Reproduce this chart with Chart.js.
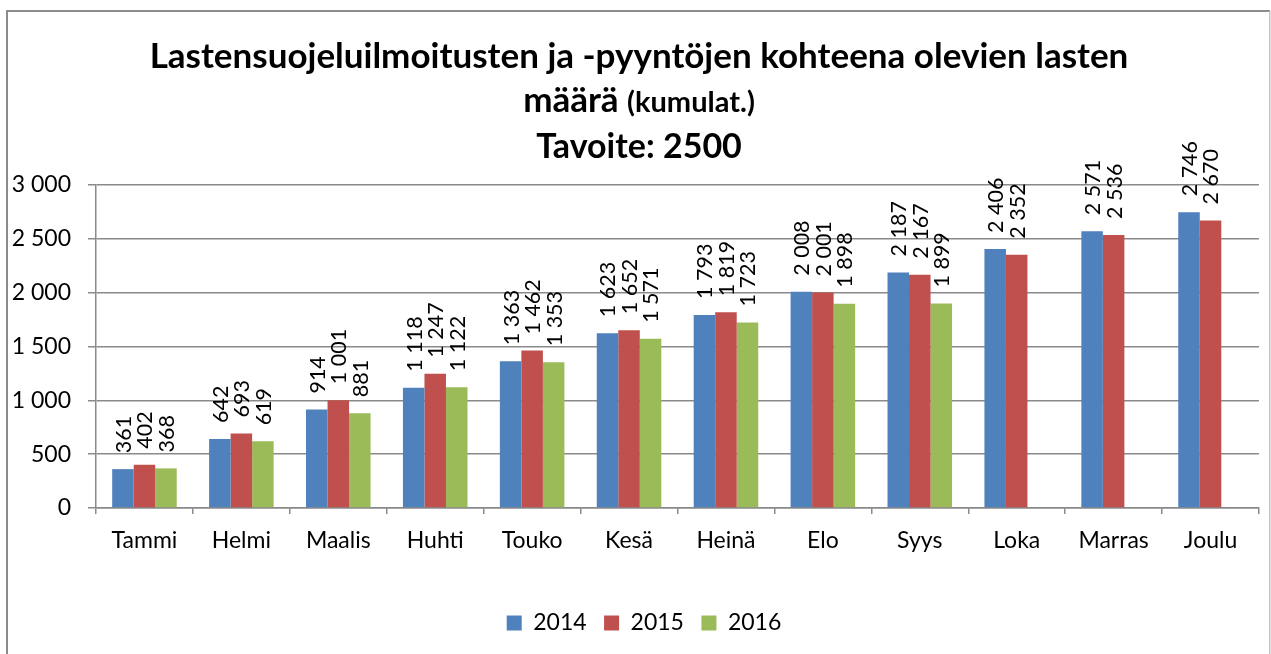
* * *
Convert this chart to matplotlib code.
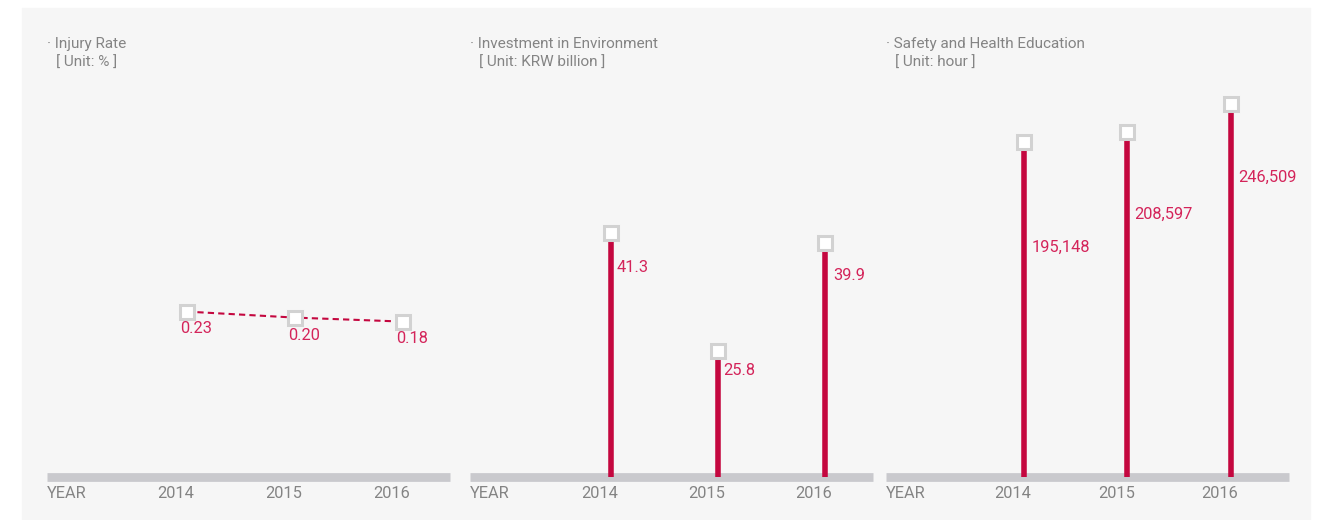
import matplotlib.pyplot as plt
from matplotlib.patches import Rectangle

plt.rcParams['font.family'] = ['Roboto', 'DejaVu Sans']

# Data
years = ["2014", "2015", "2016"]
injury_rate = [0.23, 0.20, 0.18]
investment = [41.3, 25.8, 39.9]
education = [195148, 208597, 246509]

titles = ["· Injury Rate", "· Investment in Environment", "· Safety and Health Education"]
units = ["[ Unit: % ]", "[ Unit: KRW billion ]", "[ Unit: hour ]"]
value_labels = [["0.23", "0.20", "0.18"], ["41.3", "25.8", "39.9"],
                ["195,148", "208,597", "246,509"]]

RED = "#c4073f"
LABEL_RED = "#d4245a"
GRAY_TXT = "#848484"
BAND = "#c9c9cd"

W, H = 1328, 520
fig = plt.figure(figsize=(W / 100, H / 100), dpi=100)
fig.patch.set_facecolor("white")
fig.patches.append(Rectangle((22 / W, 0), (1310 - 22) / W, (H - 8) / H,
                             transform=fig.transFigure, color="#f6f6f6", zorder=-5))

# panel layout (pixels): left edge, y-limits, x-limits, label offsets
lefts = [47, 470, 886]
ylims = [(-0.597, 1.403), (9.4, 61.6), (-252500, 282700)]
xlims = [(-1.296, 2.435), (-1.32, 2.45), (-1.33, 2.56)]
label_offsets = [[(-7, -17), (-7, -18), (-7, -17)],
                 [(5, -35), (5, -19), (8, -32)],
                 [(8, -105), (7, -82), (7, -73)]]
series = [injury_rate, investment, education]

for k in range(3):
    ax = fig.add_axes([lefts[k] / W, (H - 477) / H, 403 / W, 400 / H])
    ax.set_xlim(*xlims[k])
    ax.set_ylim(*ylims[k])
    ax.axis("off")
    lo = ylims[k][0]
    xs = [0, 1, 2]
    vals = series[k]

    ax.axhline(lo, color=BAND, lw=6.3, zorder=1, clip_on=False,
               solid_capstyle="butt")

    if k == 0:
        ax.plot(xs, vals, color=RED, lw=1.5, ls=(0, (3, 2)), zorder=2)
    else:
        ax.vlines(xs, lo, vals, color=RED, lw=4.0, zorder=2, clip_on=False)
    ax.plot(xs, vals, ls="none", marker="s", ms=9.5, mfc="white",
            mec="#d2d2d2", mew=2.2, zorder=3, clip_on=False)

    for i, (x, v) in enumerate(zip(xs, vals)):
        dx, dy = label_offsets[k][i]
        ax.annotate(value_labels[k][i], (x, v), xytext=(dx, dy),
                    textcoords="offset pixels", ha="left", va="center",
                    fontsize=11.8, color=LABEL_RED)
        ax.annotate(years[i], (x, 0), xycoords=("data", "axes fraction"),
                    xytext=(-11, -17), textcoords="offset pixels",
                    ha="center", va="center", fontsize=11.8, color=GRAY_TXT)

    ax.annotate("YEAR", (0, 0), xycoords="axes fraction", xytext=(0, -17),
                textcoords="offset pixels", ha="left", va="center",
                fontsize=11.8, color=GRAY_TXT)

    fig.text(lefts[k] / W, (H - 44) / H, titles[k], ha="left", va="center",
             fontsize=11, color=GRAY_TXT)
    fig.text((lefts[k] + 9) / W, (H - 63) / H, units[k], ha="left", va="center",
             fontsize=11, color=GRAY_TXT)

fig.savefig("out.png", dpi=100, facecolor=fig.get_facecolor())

- REQUIREMENT
Gather all lines with the string "matplotlib" from the data.

- EXERCISE RESULT
Convert this chart to matplotlib code.
import matplotlib.pyplot as plt
from matplotlib.patches import Rectangle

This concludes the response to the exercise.